Too little wonder in this 'Emporium'
"Mr. Magorium's Wonder Emporium" works like a bad horror movie where the filmmakers, striving to achieve a nightmarish quality, don't bother to ground their story in any sense of reality because they erroneously don't think they need it.
Likewise, director/writer Zach Helm doesn't bother to ground his "Wonder Emporium" in any sense of reality for similar reasons -- hey, it's a children's fantasy. Who needs reality?
Uh, he does. Especially if he wants us to become filled with the sense of awe and wonder that he obviously intends for his film to inspire.
Instead, Helm winds up with a movie that works so hard to be magical and mystical and mesmerizing that it forgets to be any of these things and winds up being an orgiastic toy spectacle devoid of emotion, plot and interesting characters.
The premise: A 243-year-old man named Edward Magorium (Dustin Hoffman sporting electro-shock hair and a lispy, singsong voice) decides to retire from his beloved New York toy store, a place filled with absurd merchandise such as living fish mobiles (do babies love those?) and energized balls with a will of their own.
Magorium intends to transfer the management over to his reluctant protégé, Molly Mahoney (Natalie Portman), who has worked at Mr. Magorium's emporium while attempting to launch a career as a musician.

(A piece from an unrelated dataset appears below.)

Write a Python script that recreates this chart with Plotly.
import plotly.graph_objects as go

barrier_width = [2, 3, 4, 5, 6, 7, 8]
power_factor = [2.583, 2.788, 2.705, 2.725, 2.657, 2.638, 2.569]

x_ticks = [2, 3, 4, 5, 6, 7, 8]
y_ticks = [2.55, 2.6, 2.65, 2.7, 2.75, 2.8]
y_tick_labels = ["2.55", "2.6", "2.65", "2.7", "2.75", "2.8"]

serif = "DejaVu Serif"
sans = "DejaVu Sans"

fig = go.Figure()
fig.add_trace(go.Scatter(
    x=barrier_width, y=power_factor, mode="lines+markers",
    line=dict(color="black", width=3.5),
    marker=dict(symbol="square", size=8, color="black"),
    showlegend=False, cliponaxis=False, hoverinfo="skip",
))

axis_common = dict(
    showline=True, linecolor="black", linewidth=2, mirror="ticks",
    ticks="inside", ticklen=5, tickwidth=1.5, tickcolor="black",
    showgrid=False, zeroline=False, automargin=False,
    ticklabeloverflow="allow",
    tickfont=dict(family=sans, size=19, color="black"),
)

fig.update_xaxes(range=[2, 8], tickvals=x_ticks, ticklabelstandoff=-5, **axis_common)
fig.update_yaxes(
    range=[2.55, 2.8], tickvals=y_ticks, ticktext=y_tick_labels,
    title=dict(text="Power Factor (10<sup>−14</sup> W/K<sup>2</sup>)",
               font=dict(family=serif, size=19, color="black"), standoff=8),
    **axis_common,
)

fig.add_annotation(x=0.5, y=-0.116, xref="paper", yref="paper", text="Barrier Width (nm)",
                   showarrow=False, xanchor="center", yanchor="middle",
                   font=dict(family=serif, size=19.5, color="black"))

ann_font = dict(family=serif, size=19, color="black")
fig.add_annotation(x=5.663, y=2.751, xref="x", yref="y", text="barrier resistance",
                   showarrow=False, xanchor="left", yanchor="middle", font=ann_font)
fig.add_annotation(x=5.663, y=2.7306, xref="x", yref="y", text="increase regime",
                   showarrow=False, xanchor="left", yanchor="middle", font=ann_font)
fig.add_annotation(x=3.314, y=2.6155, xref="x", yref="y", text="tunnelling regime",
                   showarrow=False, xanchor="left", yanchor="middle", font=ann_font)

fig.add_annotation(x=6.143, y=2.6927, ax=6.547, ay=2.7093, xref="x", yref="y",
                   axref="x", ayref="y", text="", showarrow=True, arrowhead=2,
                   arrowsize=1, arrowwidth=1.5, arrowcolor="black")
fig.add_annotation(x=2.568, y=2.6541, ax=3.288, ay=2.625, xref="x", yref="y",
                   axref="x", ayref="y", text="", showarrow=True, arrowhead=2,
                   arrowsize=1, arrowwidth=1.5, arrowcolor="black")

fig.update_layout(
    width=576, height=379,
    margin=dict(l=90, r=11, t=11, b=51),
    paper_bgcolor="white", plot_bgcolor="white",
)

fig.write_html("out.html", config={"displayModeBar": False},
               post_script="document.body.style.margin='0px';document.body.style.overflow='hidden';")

To aid in the transfer, Magorium hires an accountant named Henry Weston (Jason Bateman, looking appropriately bankerly) to put the books in order, something that hasn't been done in about two centuries. A humorless man, Weston can't see the emporium's magic right under his nose.

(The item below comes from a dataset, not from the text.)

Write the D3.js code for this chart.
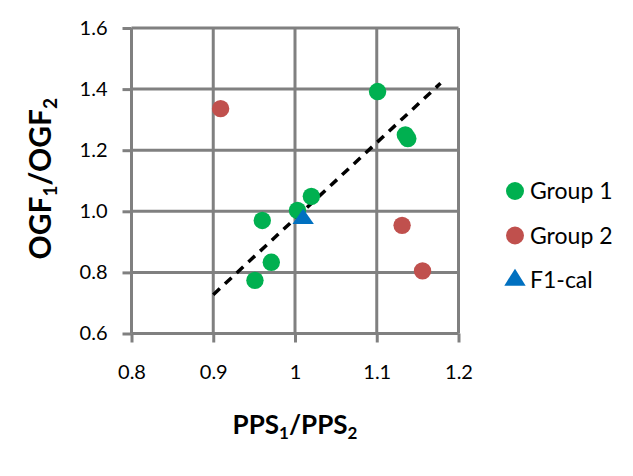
<!DOCTYPE html>
<html>
<head>
<meta charset="utf-8">
<script src="https://cdn.jsdelivr.net/npm/d3@7"></script>
<style>
  body { margin: 0; background: #fff; }
  svg { display: block; font-family: Lato, "Open Sans", sans-serif; }
</style>
</head>
<body>
<div id="chart"></div>
<script>
// Data
const xTicks = [0.8, 0.9, 1.0, 1.1, 1.2];
const xTickLabels = ["0.8", "0.9", "1", "1.1", "1.2"];
const yTicks = [0.6, 0.8, 1.0, 1.2, 1.4, 1.6];
const yTickLabels = ["0.6", "0.8", "1.0", "1.2", "1.4", "1.6"];

const group1X = [1.101, 1.135, 1.138, 1.020, 1.003, 0.960, 0.971, 0.951];
const group1Y = [1.392, 1.250, 1.238, 1.049, 1.003, 0.970, 0.833, 0.774];
const group2X = [0.909, 1.131, 1.156];
const group2Y = [1.336, 0.954, 0.805];
const calX = [1.010];
const calY = [0.975];
const trendX = [0.90, 1.178];
const trendY = [0.727, 1.419];

const seriesNames = ["Group 1", "Group 2", "F1-cal"];

const width = 633, height = 476;
const margin = { top: 28, right: 174.5, bottom: 142.5, left: 131.5 };
const gridColor = "#808080";

const svg = d3.select("#chart")
    .append("svg")
    .attr("width", width)
    .attr("height", height)
    .attr("viewBox", [0, 0, width, height]);

// Scales
const x = d3.scaleLinear()
    .domain([0.8, 1.2])
    .range([margin.left, width - margin.right]);

const y = d3.scaleLinear()
    .domain([0.6, 1.6])
    .range([height - margin.bottom, margin.top]);

const color = d3.scaleOrdinal()
    .domain(seriesNames)
    .range(["#00b050", "#c0504d", "#0070c0"]);

// Grid
svg.append("g")
    .selectAll("line")
    .data(xTicks)
    .join("line")
    .attr("x1", d => x(d))
    .attr("x2", d => x(d))
    .attr("y1", y(1.6))
    .attr("y2", y(0.6))
    .attr("stroke", gridColor)
    .attr("stroke-width", 3);

svg.append("g")
    .selectAll("line")
    .data(yTicks)
    .join("line")
    .attr("x1", x(0.8))
    .attr("x2", x(1.2))
    .attr("y1", d => y(d))
    .attr("y2", d => y(d))
    .attr("stroke", gridColor)
    .attr("stroke-width", 3);

// Axes
const xAxis = g => g
    .attr("transform", `translate(0,${y(0.6)})`)
    .call(d3.axisBottom(x)
        .tickValues(xTicks)
        .tickFormat((d, i) => xTickLabels[i])
        .tickSize(9)
        .tickPadding(22))
    .call(g => g.select(".domain").remove())
    .call(g => g.selectAll(".tick line").attr("stroke", gridColor).attr("stroke-width", 3))
    .call(g => g.selectAll(".tick text")
        .attr("fill", "#000")
        .attr("font-family", "Lato, sans-serif")
        .attr("font-size", 20));

const yAxis = g => g
    .attr("transform", `translate(${x(0.8)},0)`)
    .call(d3.axisLeft(y)
        .tickValues(yTicks)
        .tickFormat((d, i) => yTickLabels[i])
        .tickSize(9)
        .tickPadding(15))
    .call(g => g.select(".domain").remove())
    .call(g => g.selectAll(".tick line").attr("stroke", gridColor).attr("stroke-width", 3))
    .call(g => g.selectAll(".tick text")
        .attr("fill", "#000")
        .attr("font-family", "Lato, sans-serif")
        .attr("font-size", 20));

svg.append("g").call(xAxis);
svg.append("g").call(yAxis);

// Trend line
svg.append("line")
    .attr("x1", x(trendX[0]))
    .attr("y1", y(trendY[0]))
    .attr("x2", x(trendX[1]))
    .attr("y2", y(trendY[1]))
    .attr("stroke", "#000")
    .attr("stroke-width", 3.5)
    .attr("stroke-dasharray", "9,7");

// Points
const g1 = group1X.map((v, i) => ({ x: v, y: group1Y[i] }));
const g2 = group2X.map((v, i) => ({ x: v, y: group2Y[i] }));
const cal = calX.map((v, i) => ({ x: v, y: calY[i] }));

svg.append("g")
    .selectAll("circle")
    .data(g1)
    .join("circle")
    .attr("cx", d => x(d.x))
    .attr("cy", d => y(d.y))
    .attr("r", 8.7)
    .attr("fill", color("Group 1"));

svg.append("g")
    .selectAll("circle")
    .data(g2)
    .join("circle")
    .attr("cx", d => x(d.x))
    .attr("cy", d => y(d.y))
    .attr("r", 8.7)
    .attr("fill", color("Group 2"));

const tri = d3.symbol().type(d3.symbolTriangle).size(150);

svg.append("g")
    .selectAll("path")
    .data(cal)
    .join("path")
    .attr("transform", d => `translate(${x(d.x)},${y(d.y)}) scale(1.15,0.95)`)
    .attr("d", tri)
    .attr("fill", color("F1-cal"));

// Axis titles
const xTitle = svg.append("text")
    .attr("x", (x(0.8) + x(1.2)) / 2)
    .attr("y", 434)
    .attr("text-anchor", "middle")
    .attr("font-weight", "bold")
    .attr("font-size", 26)
    .attr("fill", "#000");
xTitle.append("tspan").text("PPS");
xTitle.append("tspan").attr("font-size", 17).attr("dy", 5).text("1");
xTitle.append("tspan").attr("dy", -5).text("/PPS");
xTitle.append("tspan").attr("font-size", 17).attr("dy", 5).text("2");

const yTitle = svg.append("text")
    .attr("transform", `translate(51,${(y(0.6) + y(1.6)) / 2 - 2}) rotate(-90)`)
    .attr("text-anchor", "middle")
    .attr("font-weight", "bold")
    .attr("font-size", 30)
    .attr("fill", "#000");
yTitle.append("tspan").text("OGF");
yTitle.append("tspan").attr("font-size", 19).attr("dy", 6).text("1");
yTitle.append("tspan").attr("dy", -6).text("/OGF");
yTitle.append("tspan").attr("font-size", 19).attr("dy", 6).text("2");

// Legend
const legend = svg.append("g")
    .attr("transform", "translate(515,191)");

seriesNames.forEach((name, i) => {
    const row = legend.append("g")
        .attr("transform", `translate(0,${i * 44.5})`);

    if (name === "F1-cal") {
        row.append("path")
            .attr("d", tri)
            .attr("transform", "scale(1.15,1.05)")
            .attr("fill", color(name));
    } else {
        row.append("circle")
            .attr("r", 9)
            .attr("fill", color(name));
    }

    row.append("text")
        .attr("x", 15)
        .attr("y", 0)
        .attr("dy", "0.35em")
        .attr("font-size", 23)
        .attr("fill", "#000")
        .text(name);
});
</script>
</body>
</html>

The emporium attracts a lot of people, including young Eric Applebaum (Zach Mills), a quiet and reserved lad with a really big hat collection. He gets the job of narrating "Wonder Emporium" and dividing the story into cleverly titled chapters.

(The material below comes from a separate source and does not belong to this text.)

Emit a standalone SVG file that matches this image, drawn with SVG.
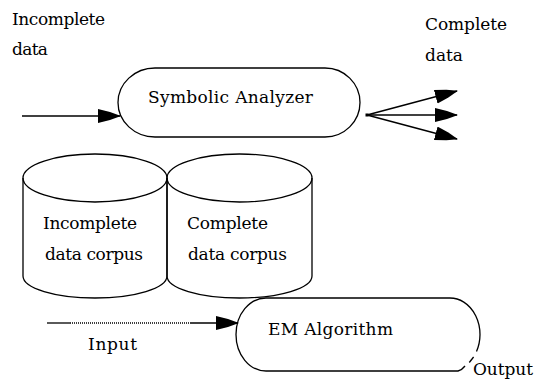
<svg xmlns="http://www.w3.org/2000/svg" width="536" height="379" viewBox="0 0 536 379">
<style>
.s{fill:none;stroke:#000;stroke-width:1.3}
.t{font-family:"DejaVu Serif","Liberation Serif",serif;font-size:17px;fill:#000}
</style>
<defs>
<marker id="ah" markerUnits="userSpaceOnUse" markerWidth="24" markerHeight="15" refX="22" refY="7" orient="auto">
<path d="M0,0 L12,3 L23,7 L12,11 L0,14 Z" fill="#000"/>
</marker>
</defs>
<rect width="536" height="379" fill="#fff"/>
<g id="labels">
<text class="t" x="12" y="25" textLength="93" lengthAdjust="spacing">Incomplete</text>
<text class="t" x="12" y="55" textLength="36" lengthAdjust="spacing">data</text>
<text class="t" x="425" y="30" textLength="82" lengthAdjust="spacing">Complete</text>
<text class="t" x="425" y="61" textLength="38" lengthAdjust="spacing">data</text>
<text class="t" x="88" y="350" textLength="49" lengthAdjust="spacing">Input</text>
<text class="t" x="473" y="375" textLength="60" lengthAdjust="spacing">Output</text>
</g>
<g id="symbolic-analyzer">
<path class="s" d="M155,68 H325 A35,34.5 0 0 1 325,137 H155 A37,34.5 0 0 1 155,68 Z"/>
<text class="t" x="148" y="103" textLength="165" lengthAdjust="spacing">Symbolic Analyzer</text>
</g>
<g id="incomplete-corpus">
<path class="s" d="M23,178 V276 A72,22 0 0 0 167,276 V178"/>
<ellipse class="s" cx="95" cy="178" rx="72" ry="24"/>
<text class="t" x="43" y="229" textLength="94" lengthAdjust="spacing">Incomplete</text>
<text class="t" x="45" y="260" textLength="98" lengthAdjust="spacing">data corpus</text>
</g>
<g id="complete-corpus">
<path class="s" d="M167,178 V276 A72.5,22 0 0 0 312,276 V178"/>
<ellipse class="s" cx="239.5" cy="178" rx="72.5" ry="24"/>
<text class="t" x="187" y="229" textLength="81" lengthAdjust="spacing">Complete</text>
<text class="t" x="188" y="260" textLength="99" lengthAdjust="spacing">data corpus</text>
</g>
<g id="em-algorithm">
<path class="s" d="M476.5,351.6 A30,36.5 0 0 0 450,298 H266 A30,36.5 0 0 0 266,371 H458 Q462,370 465,366"/>
<path class="s" d="M473.6,357 L469.3,362.5"/>
<text class="t" x="268" y="335" textLength="125" lengthAdjust="spacing">EM Algorithm</text>
</g>
<g id="connectors">
<line class="s" x1="22" y1="116" x2="120" y2="116" marker-end="url(#ah)"/>
<rect x="365.5" y="113.5" width="3" height="3" fill="#000"/>
<line class="s" x1="367" y1="115" x2="457" y2="91" marker-end="url(#ah)"/>
<line class="s" x1="367" y1="115" x2="457" y2="115" marker-end="url(#ah)"/>
<line class="s" x1="367" y1="115" x2="457" y2="139" marker-end="url(#ah)"/>
<line class="s" x1="47" y1="323" x2="70" y2="323"/>
<line x1="70" y1="323" x2="190" y2="323" stroke="#000" stroke-width="1.3" stroke-dasharray="1,1"/>
<line class="s" x1="190" y1="323" x2="238" y2="323" marker-end="url(#ah)"/>
</g>
</svg>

Right off the Whiffle ball bat, Mr. Magorium announces that he intends to leave the store, a thinly veiled euphemism for "he's going to die." Immediately, the emporium itself starts to react violently to this news, forming a residue in the corner that looks like sewage from the house in "The Amityville Horror."
Helm, a DePaul University grad, knows what a child's fantasy film is supposed to look like but has crafted a story without any dramatic conflict. He has no conventional villain, which isn't a bad thing, but substitutes nothing in its place to create tension or sustained interest.
Is Mr. Magorium there to tell children that death is a natural event that can be faced without fear? Could the suggested, but never realized, romance between Molly and Weston be a metaphor for how the right half and left half of a brain can combine to complete a whole person with logic and imagination?
That's the problem with "Mr. Magorium's Wonder Emporium." Magorium and the emporium are present and accounted for.
The wonder is missing in action.
"Mr. Magorium's Wonder Emporium"
Two stars out of four
Opens today
Dustin Hoffman as Mr. Magorium
Natalie Portman as Molly Mahoney
Jason Bateman as Henry Weston
Zach Mills as Eric Applebaum
Written and directed by Zach Helm. Produced by Richard N. Glastein and James Garavente. A 20th Century Fox release. Rated G. Running time: 94 minutes.